The implosion of the Adani group stocks following allegations of fraud has brought into focus the huge debt pile of Vedanta Resources, India’s biggest mining company.
The highly-leveraged Vedanta Resources has a market value of $13.23 billion but also huge payment obligations, including $1 billion in bond repayments due next January. The Mumbai-based company may have trimmed its net debt by $2 billion to $7.7 billion over the past 11 months, but that may not be enough.
Earlier this month, S&P Global Ratings said Vedanta’s ability to repay debt beyond September may depend on fundraising and a proposed sale of its South African zinc mines to Hindustan Zinc. If these deals don’t happen, the Anil Agarwal-owned firm will be in serious trouble.

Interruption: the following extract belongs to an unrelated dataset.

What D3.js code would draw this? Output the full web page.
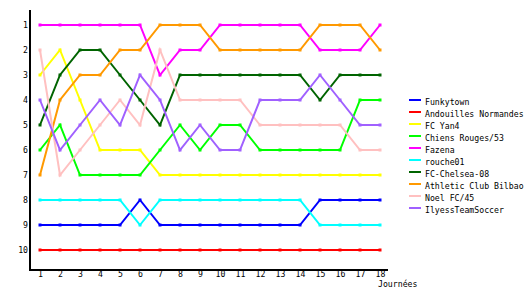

Vedanta Resources’ debt obligation
By June this year, Vedanta Resources has to repay $300 million in inter-company loans and $350 million in interest to two banks. Vedanta, therefore, needs to raise at least $500 million by then.
It plans to deploy internal funds to meet half the requirements over the next financial year. It hopes to refinance the rest, according to a report by S&P Global Ratings.

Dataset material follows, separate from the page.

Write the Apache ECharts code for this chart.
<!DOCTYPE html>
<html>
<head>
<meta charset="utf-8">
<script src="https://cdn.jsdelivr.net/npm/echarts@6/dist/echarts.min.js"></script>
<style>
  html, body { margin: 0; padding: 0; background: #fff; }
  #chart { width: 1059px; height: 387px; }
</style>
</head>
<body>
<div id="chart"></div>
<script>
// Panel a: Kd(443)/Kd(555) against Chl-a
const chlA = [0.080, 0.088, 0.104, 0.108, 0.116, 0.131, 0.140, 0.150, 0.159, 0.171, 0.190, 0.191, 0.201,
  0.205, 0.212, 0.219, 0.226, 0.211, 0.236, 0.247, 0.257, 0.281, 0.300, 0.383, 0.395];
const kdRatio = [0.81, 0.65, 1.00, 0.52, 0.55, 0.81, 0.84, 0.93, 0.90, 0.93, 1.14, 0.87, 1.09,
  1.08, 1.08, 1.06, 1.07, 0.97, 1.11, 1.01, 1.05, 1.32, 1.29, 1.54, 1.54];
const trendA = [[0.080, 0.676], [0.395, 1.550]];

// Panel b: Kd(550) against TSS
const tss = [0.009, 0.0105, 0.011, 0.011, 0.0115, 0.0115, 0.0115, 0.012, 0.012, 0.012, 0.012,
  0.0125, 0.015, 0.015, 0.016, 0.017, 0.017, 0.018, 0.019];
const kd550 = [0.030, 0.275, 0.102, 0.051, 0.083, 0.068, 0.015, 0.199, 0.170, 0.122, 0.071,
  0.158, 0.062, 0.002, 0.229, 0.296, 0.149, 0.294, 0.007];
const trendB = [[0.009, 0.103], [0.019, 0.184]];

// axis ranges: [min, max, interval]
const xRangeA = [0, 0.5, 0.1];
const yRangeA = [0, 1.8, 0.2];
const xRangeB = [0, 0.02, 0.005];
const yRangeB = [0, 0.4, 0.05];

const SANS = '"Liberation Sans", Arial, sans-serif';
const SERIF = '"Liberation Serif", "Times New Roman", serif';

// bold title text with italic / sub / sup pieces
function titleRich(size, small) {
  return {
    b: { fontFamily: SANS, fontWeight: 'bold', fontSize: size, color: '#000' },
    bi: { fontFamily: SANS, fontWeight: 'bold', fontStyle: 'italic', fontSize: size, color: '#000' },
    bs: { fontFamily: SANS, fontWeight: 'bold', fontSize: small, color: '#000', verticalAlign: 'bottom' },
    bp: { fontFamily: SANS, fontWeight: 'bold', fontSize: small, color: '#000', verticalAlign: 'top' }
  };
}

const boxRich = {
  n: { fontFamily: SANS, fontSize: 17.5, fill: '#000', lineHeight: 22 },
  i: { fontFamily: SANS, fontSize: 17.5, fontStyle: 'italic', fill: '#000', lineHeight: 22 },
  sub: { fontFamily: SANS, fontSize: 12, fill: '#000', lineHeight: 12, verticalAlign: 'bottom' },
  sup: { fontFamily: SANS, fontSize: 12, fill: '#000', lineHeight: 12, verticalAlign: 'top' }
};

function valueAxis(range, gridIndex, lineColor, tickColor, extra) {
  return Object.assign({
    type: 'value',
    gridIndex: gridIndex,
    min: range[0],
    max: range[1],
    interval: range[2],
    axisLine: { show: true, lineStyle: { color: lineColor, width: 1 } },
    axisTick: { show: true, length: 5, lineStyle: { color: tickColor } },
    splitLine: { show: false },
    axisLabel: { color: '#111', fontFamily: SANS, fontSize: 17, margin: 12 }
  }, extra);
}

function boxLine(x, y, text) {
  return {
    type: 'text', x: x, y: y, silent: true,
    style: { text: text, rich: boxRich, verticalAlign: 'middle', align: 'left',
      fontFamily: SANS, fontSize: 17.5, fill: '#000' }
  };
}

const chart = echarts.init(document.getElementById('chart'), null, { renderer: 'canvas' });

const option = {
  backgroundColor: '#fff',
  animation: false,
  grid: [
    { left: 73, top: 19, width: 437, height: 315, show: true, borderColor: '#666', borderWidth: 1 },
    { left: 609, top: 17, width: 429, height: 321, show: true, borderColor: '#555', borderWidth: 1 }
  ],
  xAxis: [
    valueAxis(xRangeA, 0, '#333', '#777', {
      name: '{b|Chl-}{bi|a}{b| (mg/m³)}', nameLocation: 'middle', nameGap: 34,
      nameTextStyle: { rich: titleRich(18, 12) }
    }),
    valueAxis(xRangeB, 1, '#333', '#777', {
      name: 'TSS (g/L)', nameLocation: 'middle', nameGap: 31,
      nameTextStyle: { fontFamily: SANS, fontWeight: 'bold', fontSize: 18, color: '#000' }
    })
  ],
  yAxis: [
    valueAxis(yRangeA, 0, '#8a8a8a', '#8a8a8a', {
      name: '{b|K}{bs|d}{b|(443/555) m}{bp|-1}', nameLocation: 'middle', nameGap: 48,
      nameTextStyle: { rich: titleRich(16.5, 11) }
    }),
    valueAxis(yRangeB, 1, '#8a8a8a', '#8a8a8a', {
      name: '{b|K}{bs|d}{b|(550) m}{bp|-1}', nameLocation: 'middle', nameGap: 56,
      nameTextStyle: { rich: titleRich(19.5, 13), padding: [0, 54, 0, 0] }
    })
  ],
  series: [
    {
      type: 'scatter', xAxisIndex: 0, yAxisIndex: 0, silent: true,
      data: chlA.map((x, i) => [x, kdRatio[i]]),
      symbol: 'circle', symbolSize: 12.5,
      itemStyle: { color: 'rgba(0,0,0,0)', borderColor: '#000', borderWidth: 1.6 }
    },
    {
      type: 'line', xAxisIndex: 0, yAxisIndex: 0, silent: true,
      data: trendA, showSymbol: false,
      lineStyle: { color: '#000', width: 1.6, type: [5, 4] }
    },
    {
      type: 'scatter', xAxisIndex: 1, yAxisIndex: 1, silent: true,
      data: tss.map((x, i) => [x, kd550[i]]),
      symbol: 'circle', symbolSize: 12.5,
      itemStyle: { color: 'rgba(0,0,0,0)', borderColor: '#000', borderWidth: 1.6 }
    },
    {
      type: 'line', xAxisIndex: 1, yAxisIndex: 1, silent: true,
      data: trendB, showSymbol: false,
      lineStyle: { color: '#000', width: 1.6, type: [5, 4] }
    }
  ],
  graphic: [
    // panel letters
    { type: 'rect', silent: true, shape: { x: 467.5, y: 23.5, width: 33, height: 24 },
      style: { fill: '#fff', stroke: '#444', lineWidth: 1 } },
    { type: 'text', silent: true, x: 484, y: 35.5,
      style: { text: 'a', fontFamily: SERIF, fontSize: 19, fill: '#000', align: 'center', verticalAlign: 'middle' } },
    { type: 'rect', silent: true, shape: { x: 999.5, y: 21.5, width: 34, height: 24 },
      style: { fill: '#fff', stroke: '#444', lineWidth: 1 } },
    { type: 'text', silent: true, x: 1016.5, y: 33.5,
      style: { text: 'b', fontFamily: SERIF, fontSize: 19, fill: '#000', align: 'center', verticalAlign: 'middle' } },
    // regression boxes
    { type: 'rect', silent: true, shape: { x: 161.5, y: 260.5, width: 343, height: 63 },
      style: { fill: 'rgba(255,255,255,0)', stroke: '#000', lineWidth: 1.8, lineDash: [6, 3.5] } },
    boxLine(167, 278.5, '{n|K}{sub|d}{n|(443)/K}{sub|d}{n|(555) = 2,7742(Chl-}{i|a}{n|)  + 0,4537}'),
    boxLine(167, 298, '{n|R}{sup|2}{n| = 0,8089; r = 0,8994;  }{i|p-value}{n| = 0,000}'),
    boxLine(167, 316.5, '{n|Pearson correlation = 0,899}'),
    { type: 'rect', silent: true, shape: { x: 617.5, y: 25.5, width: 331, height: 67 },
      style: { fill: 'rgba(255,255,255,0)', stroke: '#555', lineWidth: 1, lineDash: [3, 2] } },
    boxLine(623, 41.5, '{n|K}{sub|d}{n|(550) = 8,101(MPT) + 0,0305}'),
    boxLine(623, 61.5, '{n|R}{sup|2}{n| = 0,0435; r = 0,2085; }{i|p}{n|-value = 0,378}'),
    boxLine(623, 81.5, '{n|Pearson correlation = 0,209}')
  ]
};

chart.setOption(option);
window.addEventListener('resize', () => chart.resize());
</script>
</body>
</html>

“We estimate further dividends from Vedanta, together with management fees, can be used to meet about $1.5 billion of the $2 billion the parent requires between April and June, including inter-company loans and interest expenses,” the report said.
If Vedanta fails to raise funds by then, it will be left with a mere $500 million. That will just not be enough to repay $500 million in the December quarter and $1 billion in bonds in January 2024.

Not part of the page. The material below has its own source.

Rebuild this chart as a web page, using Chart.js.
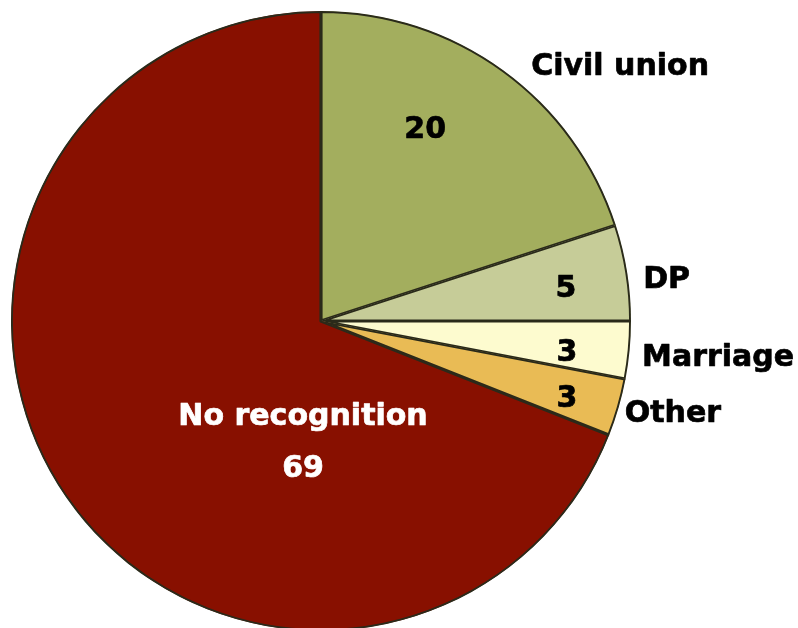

Sale of international zinc assets to Hindustan Zinc
Vedanta Resources’ debt misery may have a potential solution in Hindustan Zinc. Agarwal’s company owns 65% of India’s largest lead and zinc miner, with a 29.5% stake lying with the Indian government.
Vedanta has been trying to offload some of its mines in South Africa and Namibia to raise around $3 billion over 18 months, with Hindustan Zinc as a potential buyer.
S&P Global Ratings believes Vedanta has no other option, and that a failure to see through the deal would result in a downgrade of its debt rating.
For cash-strapped Hindustan Zinc, however, this could be an expensive deal. The Indian government is also worried. “We would urge the company to explore other cashless methods for acquisition of these assets,” it said in a letter on Feb. 17.
The government is mulling legal avenues if Hindustan Zinc goes ahead with the purchase.
Since the announcement of the deal in January, fears of a cash wipeout have dragged down Hindustan Zinc’s shares by nearly 15%, the lowest level in a month. Vedanta’s share has slipped by 5% in the meantime.